Updated: Sunday, 21 Jun 2009, 10:18 AM EDT
Published : Sunday, 21 Jun 2009, 10:18 AM EDT
New Haven (WTNH) - Author and illustrator Katie Davis was back with us on Father's Day with some wonderful children's books featuring outstanding fathers and the bonds they have forged with their kids.
These books are perfect for dads to curl up on the coach and read with their children.
The following books were featured on the show:
Bringing Asha Home by Uma Krishnaswami, illustrated by Jamel Akib
This tender story is about Rakhi, the Hindu holiday special to brothers and sisters. Arun wishes he had a sister with whom to celebrate, and soon it looks as if his wish will come true. His parents are going to adopt a baby girl named Asha. She is coming all the way from India, where Arun's dad was born. Arun finds his own special ways to build a bond with his sister, who is still halfway around the world.
Dogs on the Bed by Elizabeth Bluemle, illustrated by Anne Wilsdorf
If both dad and kids both love canines, Dogs on the Bed is a rhyming, rompy picture book that they'll really enjoy. A family's bedtime preparations are interrupted by their determined dogs, who won't stay off the bed and won't give up easily. But they also offer affection and comfort, and parents, kids, and pooches finally settle down to sleep snugly at last.
Otto Grows Down by Michael Sussman illustrated by Scott Magoon
Otto Grows Down is the story of a boy who becomes trapped in backwards time after making a birthday wish that his baby sister was never born.
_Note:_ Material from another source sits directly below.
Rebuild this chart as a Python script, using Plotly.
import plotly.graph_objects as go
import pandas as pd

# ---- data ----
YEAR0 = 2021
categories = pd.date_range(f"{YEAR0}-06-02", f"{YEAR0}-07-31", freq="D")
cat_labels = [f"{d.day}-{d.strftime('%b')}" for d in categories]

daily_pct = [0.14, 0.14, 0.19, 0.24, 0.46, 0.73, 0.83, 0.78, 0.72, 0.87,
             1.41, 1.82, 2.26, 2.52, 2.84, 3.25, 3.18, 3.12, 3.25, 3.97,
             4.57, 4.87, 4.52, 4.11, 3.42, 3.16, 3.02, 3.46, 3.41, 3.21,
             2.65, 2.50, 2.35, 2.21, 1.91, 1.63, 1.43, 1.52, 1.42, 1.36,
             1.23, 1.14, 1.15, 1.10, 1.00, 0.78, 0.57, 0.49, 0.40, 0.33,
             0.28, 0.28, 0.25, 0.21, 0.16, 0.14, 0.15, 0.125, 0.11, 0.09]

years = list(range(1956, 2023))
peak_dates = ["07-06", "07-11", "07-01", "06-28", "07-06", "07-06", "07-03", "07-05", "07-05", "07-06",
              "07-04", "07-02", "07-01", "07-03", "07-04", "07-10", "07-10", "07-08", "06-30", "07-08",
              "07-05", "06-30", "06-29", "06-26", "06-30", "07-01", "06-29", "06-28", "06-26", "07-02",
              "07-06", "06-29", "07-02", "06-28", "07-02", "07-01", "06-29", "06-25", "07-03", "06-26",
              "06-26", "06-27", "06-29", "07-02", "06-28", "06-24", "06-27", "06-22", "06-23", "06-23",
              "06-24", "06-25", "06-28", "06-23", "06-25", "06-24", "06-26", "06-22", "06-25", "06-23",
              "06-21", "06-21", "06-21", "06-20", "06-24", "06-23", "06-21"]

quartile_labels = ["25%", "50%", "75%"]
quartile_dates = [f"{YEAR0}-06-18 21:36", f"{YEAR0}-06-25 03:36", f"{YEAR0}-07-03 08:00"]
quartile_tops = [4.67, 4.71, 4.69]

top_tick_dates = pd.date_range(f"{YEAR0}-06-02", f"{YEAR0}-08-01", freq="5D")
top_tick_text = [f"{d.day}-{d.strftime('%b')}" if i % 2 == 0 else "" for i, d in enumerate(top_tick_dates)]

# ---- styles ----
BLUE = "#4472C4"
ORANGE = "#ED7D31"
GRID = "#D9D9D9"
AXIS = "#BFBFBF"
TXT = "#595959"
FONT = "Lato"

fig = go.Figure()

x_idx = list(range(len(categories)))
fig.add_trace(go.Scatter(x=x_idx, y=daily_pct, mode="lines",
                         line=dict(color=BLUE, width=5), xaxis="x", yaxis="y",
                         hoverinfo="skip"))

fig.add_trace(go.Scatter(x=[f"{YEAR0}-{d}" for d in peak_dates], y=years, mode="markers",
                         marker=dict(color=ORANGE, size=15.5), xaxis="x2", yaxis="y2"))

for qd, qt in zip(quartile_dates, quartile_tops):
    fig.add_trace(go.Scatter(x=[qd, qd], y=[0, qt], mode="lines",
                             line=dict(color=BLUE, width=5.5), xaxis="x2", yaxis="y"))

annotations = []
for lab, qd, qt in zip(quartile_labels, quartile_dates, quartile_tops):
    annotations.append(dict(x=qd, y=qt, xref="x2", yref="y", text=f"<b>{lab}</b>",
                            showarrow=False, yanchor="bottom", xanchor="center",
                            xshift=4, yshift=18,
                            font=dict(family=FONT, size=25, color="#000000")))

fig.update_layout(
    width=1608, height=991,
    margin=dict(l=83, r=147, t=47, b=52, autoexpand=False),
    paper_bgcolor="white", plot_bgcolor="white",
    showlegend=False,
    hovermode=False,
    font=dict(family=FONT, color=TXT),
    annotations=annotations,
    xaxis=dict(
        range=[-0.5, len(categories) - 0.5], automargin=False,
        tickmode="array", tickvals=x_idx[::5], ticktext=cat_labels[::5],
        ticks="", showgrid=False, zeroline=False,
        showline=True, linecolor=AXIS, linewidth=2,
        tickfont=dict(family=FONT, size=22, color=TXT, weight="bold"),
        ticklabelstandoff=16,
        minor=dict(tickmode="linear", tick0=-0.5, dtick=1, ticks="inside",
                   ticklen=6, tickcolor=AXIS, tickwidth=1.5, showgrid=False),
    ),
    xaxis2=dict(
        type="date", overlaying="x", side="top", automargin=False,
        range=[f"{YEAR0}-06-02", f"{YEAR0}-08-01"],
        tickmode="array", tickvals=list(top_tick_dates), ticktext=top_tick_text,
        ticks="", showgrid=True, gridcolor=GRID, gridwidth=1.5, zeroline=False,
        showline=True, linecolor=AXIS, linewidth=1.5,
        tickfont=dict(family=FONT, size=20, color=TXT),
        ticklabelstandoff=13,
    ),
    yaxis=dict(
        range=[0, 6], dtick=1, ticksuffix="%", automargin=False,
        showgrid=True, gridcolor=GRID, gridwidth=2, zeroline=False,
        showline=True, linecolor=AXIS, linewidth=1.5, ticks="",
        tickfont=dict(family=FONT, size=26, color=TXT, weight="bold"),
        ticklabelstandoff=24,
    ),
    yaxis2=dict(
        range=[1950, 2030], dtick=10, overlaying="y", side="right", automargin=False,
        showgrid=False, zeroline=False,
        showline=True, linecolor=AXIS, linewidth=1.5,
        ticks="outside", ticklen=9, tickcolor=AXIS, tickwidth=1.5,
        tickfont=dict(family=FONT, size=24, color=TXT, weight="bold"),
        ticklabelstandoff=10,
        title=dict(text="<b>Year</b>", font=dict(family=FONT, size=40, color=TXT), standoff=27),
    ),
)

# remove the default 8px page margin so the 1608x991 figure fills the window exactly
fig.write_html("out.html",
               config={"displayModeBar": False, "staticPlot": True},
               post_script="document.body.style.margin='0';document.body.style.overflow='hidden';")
With stunning illustrations by Scott Magoon, this picture book will delight children and dads alike with its magic, suspense, and hilarity.
Hiromi's Hands by Lynne Barasch
This picture-book biography is the true story of a young Japanese girl's determination to follow her dreams to become a sushi chef with the help of her father, and the loving support of her family.
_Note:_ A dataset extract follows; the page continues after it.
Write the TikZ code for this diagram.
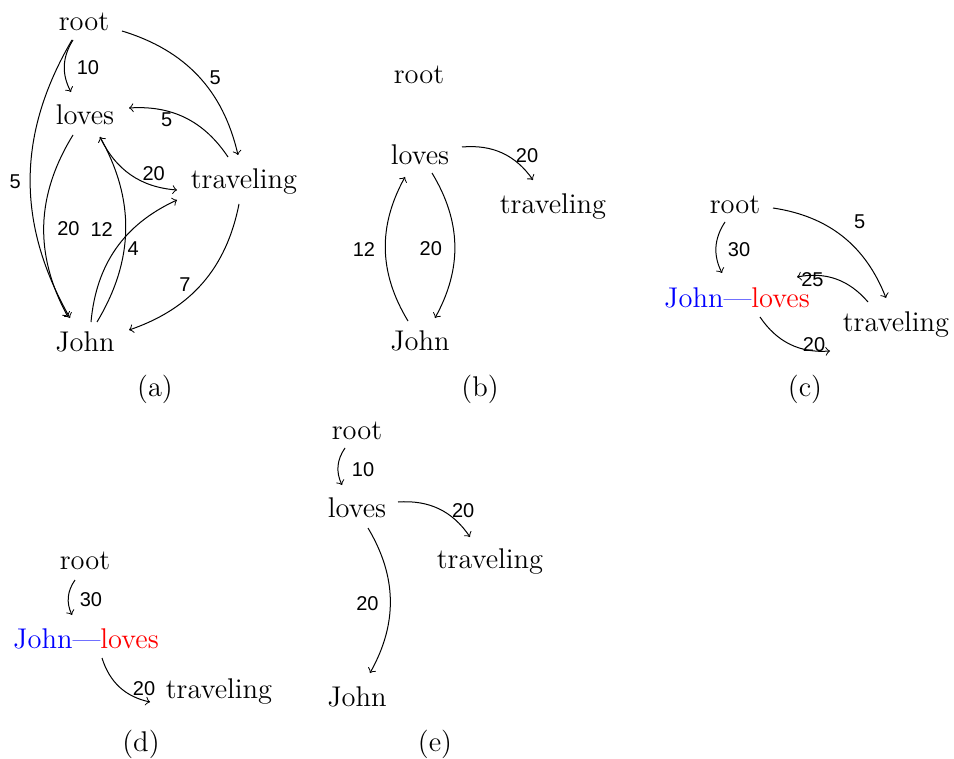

Hugging the Rock by Susan Taylor Brown
This bittersweet story of loss and revelation reveals the powerful and complex bond between fathers and daughters. Before her mom leaves, she tells Rachel that her dad is a rock, the good kind you can always count on. Now, left alone with her emotionally distant father, Rachel has more questions than answers. Over time she learns the truth about her mom. But it's only when she learns the truth about her dad - the rock - that she can move toward understanding.